I have thought of creating a unit test but I am not the best at this yet /:
Thanks for the help!
EDIT: Because in many cases there would not be any rows that changed, would it be better to always test with a MAX(xx) first, and if its greater than the old update timestamp given, then do a query?
If you just want to know if any rows have changed, the following query is probably faster than either of yours:
SELECT id FROM xxx WHERE changed > some_timestamp LIMIT 1
Just for the sake of completeness: Make sure you have an index on changed.
Edit: A tiny performance improvement
Now that I think about it, you should probably do a SELECT change instead of selecing the id, because that eliminates accessing the table at all. This query will tell you pretty quickly if any change was performed.
SELECT changed FROM xxx WHERE changed > some_timestamp LIMIT 1
It should be a tiny bit faster than my first query - not by a lot, though, since accessing a single table row is going to be very fast.
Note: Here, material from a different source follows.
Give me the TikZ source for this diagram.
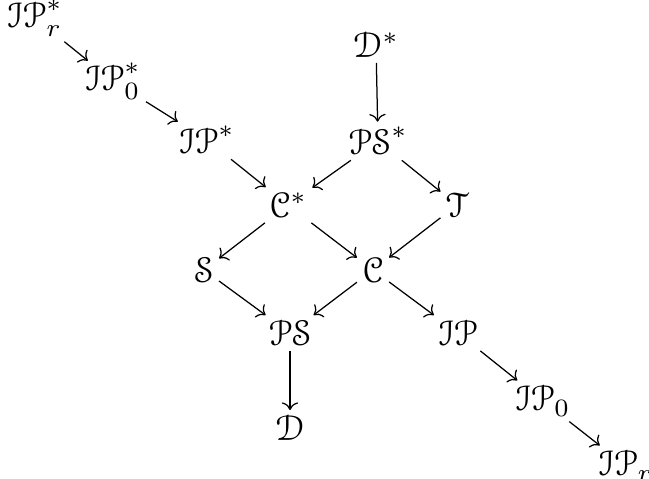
\documentclass[tikz,border=0pt]{standalone}
\usepackage{amsmath}
\DeclareMathAlphabet{\eus}{U}{eus}{m}{n}
\usetikzlibrary{cd}
\tikzset{
  obj/.style={inner xsep=1.5pt, inner ysep=1.5pt, outer sep=0pt},
  arr/.style={-{cm to}, line width=0.35pt},
}
\begin{document}
\begin{tikzpicture}[x=0.28pt,y=-0.28pt]
\useasboundingbox (0,0) rectangle (649,478);
\node[obj] (IPrs) at (35,18) {$\eus{IP}^*_r$};
\node[obj] (IP0s) at (113,81) {$\eus{IP}^*_0$};
\node[obj] (IPs) at (207,140) {$\eus{IP}^*$};
\node[obj] (Ds) at (376,45) {$\eus{D}^*$};
\node[obj] (PSs) at (378,141) {$\eus{PS}^*$};
\node[obj] (Cs) at (288,205) {$\eus{C}^*$};
\node[obj] (T) at (457,205) {$\eus{T}$};
\node[obj] (S) at (204,270) {$\eus{S}$};
\node[obj] (C) at (373,270) {$\eus{C}$};
\node[obj] (PS) at (290,333) {$\eus{PS}$};
\node[obj] (IP) at (458,333) {$\eus{IP}$};
\node[obj] (IP0) at (543,401) {$\eus{IP}_0$};
\node[obj] (D) at (290,428) {$\eus{D}$};
\node[obj] (IPr) at (626,466) {$\eus{IP}_r$};
\draw[arr, shorten >=-1.5pt] (IPrs) -- (IP0s);
\draw[arr, shorten >=-0.5pt] (IP0s) -- (IPs);
\draw[arr] (IPs) -- (Cs);
\draw[arr] (Ds) -- (PSs);
\draw[arr] (PSs) -- (Cs);
\draw[arr] (PSs) -- (T);
\draw[arr] (Cs) -- (S);
\draw[arr] (Cs) -- (C);
\draw[arr] (T) -- (C);
\draw[arr] (S) -- (PS);
\draw[arr] (C) -- (PS);
\draw[arr] (C) -- (IP);
\draw[arr] (PS) -- (D);
\draw[arr] (IP) -- (IP0);
\draw[arr] (IP0) -- (IPr);
\end{tikzpicture}
\end{document}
Should I select MAX(changed) instead?
Selecting MAX(changed), as suggested by Federico should pretty much result in the same index access pattern. Finding the highest element in an index is a very cheap operation. Finding any element that is greater than some constant is potentially cheaper, so both should have approximately the same performance. In either case, both queries are extremely fast even on very large tables if - and only if - there is an index.
Should I first check if any rows were changed, and then retrieve the rows in a separate step
No. If there is no row that has changed, SELECT id FROM xxx WHERE changed > some_timestamp will be as fast as any such check making it pointless to perform it separately. It only turns into a slower operation when there are results. Unless you add expensive operations (such as ORDER BY), the performance should be (almost) linear to the number of rows retrieved.
Make an index on some_timestamp and run:
SELECT MAX(some_timestamp) FROM xxx;
If the table is MyISAM, the query will be immediate.